Photographer's stamp on verso. Also inscribed "March 2, 1970" and numbered "No.25A" in pencil on verso by the photographer.
Instead of an apparently detached arm extending through the ventilator, however, in the present photograph, it is a fragmented figure in the form of a bust which suggests a disconcerting human presence alongside the mechanical.
By being rendered from behind, the bust's intended three-dimensionality is revealed to be false. The sculpture becomes mysterious, hinting at the Kertész's later appropriation by the Surrealists who found his juxtapositions and tangential perspectives both displacing and beautiful.
According to the Artist's Estate a more matter-of-fact photograph also exists of this bust shown from the front. The displacement of this image, however, infuses the photograph with Surrealist notions of contortions, and the redefinition of the inverted body.

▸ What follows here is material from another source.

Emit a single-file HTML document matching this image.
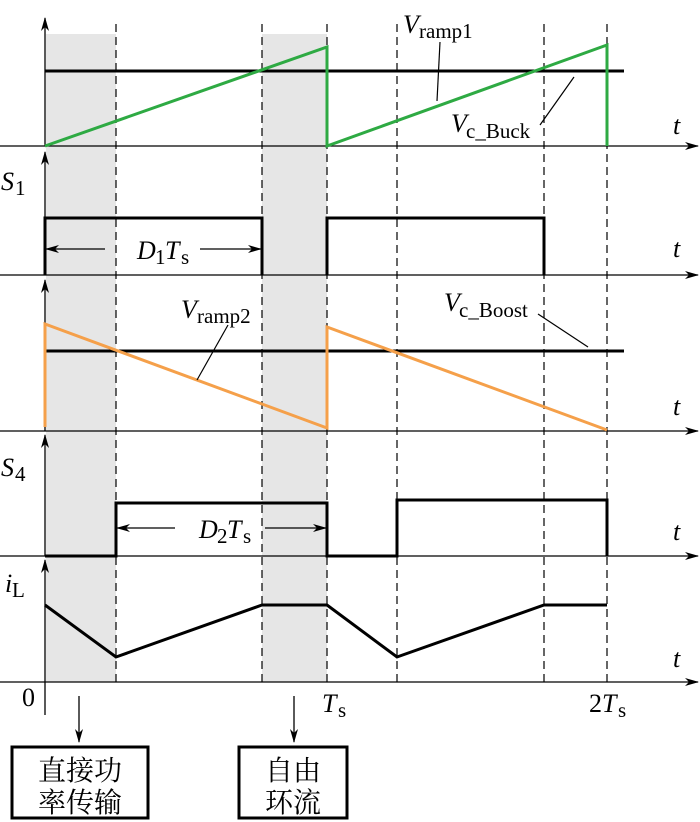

This photograph comes from the collection of Nathan Resnick. Resnick was chairman of the Department of Art, Long Island University at the time. Resnick was well known to Kertesz and the photography world, having co-written "The Third Eye: A New World of Exploratory Photography" with Konrad Kramer and Manuel Komroff in 1962.
Andre Kertesz
Bust from the Rear
Vintage Gelatin Silver Print
17.1 x 24.4 cms (6.72 x 9.59 ins)
1970
Photographer's stamp on verso. Also inscribed "March 2, 1970" and numbered "No.25A" in pencil on verso by the photographer.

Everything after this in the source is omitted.